◆ Set task: Leaving out every picture, retype the lines below from the top through the one that contains "step=50](0,0) grid (1167,575);".

[Charts and diagrams as code]
☆ ☆ ☆ ☆ ☆ ☆ ☆

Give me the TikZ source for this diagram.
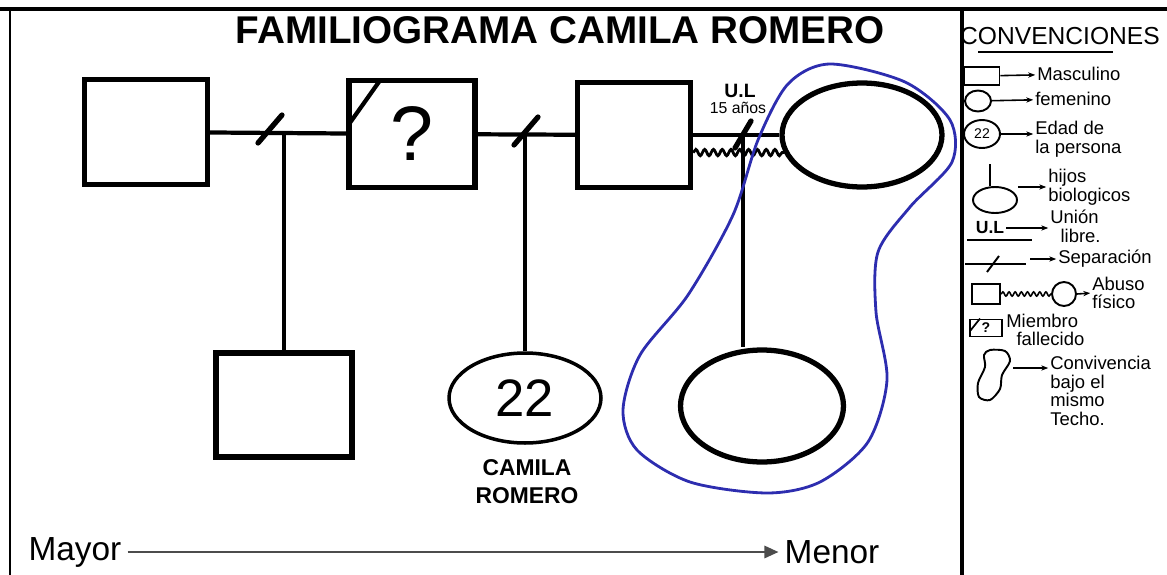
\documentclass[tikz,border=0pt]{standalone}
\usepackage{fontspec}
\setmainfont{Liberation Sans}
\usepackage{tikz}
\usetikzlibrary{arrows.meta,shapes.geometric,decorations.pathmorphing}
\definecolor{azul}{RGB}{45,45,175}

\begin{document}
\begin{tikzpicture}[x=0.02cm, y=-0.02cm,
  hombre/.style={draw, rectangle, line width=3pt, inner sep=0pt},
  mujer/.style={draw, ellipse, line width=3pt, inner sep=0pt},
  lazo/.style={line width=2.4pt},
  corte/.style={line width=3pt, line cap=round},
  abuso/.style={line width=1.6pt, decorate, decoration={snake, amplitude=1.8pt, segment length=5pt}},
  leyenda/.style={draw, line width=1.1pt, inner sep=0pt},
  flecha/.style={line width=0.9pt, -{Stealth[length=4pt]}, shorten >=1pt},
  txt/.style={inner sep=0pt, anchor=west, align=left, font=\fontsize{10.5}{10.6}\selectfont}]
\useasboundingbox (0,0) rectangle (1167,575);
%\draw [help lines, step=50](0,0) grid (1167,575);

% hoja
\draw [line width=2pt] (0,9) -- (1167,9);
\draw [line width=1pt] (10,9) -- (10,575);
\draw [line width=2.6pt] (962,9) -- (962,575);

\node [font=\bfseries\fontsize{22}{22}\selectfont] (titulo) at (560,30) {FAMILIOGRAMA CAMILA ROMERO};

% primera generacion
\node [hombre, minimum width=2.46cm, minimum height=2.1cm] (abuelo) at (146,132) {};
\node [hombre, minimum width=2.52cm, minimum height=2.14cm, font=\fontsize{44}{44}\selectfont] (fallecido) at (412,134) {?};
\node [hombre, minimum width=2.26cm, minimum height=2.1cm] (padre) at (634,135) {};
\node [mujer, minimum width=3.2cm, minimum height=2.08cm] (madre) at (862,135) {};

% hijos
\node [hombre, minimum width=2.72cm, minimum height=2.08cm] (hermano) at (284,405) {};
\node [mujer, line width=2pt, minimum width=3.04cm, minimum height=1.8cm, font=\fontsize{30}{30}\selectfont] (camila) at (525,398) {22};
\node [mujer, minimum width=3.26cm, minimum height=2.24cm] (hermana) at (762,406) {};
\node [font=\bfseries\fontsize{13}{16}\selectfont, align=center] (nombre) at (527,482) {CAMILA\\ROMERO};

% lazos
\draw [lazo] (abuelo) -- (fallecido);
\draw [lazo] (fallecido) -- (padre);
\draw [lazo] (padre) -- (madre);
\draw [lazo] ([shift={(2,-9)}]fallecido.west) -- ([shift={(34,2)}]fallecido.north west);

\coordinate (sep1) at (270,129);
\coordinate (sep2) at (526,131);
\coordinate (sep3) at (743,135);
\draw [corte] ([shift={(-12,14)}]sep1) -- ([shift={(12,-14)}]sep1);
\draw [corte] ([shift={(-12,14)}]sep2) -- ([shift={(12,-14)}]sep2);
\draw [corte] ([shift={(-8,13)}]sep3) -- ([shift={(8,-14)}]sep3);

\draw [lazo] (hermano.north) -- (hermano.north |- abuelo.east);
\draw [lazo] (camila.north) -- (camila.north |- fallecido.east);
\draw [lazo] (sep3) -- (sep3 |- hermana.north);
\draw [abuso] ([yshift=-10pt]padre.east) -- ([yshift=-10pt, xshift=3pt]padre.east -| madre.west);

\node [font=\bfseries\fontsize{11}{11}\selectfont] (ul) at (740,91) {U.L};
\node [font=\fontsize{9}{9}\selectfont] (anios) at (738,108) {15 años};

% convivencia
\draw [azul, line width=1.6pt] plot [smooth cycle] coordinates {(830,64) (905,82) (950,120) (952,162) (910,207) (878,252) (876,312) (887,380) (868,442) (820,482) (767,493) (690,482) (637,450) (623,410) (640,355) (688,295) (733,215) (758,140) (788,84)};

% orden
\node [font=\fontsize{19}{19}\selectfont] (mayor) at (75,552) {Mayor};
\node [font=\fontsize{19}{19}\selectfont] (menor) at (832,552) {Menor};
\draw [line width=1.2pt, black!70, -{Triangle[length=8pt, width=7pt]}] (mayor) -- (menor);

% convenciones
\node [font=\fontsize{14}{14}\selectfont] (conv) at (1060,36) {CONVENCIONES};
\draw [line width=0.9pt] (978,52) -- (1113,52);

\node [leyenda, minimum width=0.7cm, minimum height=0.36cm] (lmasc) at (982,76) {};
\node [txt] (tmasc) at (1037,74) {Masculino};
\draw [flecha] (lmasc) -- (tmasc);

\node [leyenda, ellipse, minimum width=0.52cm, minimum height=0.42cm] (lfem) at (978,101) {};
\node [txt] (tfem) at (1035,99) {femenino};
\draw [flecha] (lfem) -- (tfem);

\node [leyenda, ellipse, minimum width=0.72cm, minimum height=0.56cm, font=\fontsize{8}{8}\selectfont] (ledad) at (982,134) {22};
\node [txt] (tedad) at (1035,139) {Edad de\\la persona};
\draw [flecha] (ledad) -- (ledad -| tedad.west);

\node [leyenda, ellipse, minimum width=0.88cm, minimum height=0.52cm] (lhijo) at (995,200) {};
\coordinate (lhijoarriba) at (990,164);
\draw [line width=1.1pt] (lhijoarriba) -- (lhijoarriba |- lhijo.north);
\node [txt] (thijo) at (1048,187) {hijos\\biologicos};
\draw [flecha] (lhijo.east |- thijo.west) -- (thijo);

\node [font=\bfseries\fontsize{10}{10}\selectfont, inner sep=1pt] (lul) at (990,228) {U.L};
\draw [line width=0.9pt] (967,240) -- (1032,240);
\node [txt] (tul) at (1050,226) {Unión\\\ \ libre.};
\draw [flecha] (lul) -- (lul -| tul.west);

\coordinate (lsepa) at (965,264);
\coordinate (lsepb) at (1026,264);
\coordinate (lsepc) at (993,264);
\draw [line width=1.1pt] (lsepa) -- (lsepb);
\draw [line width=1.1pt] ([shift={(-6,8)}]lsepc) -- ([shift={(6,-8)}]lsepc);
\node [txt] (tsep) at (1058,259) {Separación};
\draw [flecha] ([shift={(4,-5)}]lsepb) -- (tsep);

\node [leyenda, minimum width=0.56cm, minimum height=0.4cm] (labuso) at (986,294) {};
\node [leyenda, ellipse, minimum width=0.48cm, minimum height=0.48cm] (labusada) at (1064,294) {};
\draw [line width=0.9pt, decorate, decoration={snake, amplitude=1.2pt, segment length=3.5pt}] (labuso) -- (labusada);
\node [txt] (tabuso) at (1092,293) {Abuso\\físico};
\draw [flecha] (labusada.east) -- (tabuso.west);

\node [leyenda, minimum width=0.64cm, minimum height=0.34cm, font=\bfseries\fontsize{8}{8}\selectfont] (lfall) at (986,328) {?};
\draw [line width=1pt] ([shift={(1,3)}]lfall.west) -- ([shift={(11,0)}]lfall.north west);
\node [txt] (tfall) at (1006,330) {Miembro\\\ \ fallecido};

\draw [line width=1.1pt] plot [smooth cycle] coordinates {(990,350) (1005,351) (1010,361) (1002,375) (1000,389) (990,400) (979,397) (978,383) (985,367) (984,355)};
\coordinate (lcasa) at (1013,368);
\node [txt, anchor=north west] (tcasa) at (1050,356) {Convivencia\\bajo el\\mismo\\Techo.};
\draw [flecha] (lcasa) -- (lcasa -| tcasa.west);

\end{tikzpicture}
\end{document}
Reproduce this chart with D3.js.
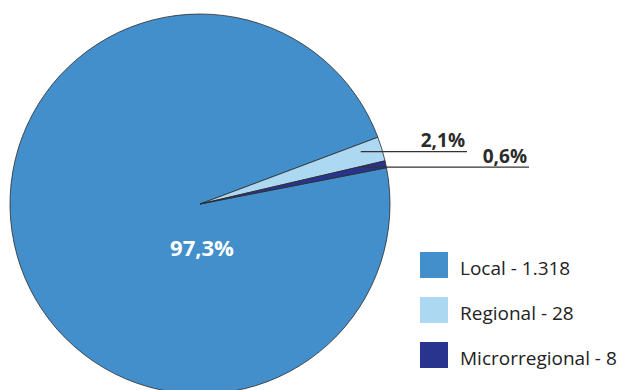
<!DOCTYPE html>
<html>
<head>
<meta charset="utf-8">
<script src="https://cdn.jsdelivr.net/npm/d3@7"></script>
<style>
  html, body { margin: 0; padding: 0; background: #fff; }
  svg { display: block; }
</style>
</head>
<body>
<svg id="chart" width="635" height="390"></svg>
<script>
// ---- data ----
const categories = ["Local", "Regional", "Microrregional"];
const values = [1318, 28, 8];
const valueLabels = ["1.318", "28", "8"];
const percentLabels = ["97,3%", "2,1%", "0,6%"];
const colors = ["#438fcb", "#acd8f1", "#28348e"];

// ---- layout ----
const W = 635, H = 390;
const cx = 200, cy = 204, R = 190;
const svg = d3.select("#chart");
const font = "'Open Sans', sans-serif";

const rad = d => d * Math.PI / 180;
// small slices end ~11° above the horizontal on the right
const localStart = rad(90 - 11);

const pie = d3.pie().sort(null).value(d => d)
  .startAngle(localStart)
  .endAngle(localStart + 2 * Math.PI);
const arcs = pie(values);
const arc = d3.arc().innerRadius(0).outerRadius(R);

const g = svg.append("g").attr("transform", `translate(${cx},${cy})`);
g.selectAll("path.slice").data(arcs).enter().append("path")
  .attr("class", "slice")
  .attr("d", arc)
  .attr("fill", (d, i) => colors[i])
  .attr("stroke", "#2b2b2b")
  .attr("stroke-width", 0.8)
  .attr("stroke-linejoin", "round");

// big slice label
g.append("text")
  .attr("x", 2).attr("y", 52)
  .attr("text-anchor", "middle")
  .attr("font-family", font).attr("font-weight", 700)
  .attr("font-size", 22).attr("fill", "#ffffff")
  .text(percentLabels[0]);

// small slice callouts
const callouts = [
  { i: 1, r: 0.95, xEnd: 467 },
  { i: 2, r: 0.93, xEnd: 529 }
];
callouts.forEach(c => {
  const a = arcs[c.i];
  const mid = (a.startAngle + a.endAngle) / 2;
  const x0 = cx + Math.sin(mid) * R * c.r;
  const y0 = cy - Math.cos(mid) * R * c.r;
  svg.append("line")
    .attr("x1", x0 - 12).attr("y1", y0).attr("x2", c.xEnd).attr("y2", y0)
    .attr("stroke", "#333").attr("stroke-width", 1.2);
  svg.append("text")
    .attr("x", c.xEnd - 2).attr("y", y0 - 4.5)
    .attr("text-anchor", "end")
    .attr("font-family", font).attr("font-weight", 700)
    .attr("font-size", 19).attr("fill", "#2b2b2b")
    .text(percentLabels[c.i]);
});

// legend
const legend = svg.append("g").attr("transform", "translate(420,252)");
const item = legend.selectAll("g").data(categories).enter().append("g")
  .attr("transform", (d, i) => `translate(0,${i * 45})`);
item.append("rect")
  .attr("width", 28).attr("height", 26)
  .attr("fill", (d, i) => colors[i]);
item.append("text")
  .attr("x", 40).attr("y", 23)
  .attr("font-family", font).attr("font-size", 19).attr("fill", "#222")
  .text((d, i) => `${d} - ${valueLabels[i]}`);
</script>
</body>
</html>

☆ ☆ ☆ ☆ ☆ ☆ ☆

◆ Solution for this problem:
Give me the TikZ source for this diagram.
\documentclass[tikz,border=0pt]{standalone}
\usepackage{fontspec}
\setmainfont{Liberation Sans}
\usepackage{tikz}
\usetikzlibrary{arrows.meta,shapes.geometric,decorations.pathmorphing}
\definecolor{azul}{RGB}{45,45,175}

\begin{document}
\begin{tikzpicture}[x=0.02cm, y=-0.02cm,
  hombre/.style={draw, rectangle, line width=3pt, inner sep=0pt},
  mujer/.style={draw, ellipse, line width=3pt, inner sep=0pt},
  lazo/.style={line width=2.4pt},
  corte/.style={line width=3pt, line cap=round},
  abuso/.style={line width=1.6pt, decorate, decoration={snake, amplitude=1.8pt, segment length=5pt}},
  leyenda/.style={draw, line width=1.1pt, inner sep=0pt},
  flecha/.style={line width=0.9pt, -{Stealth[length=4pt]}, shorten >=1pt},
  txt/.style={inner sep=0pt, anchor=west, align=left, font=\fontsize{10.5}{10.6}\selectfont}]
\useasboundingbox (0,0) rectangle (1167,575);
%\draw [help lines, step=50](0,0) grid (1167,575);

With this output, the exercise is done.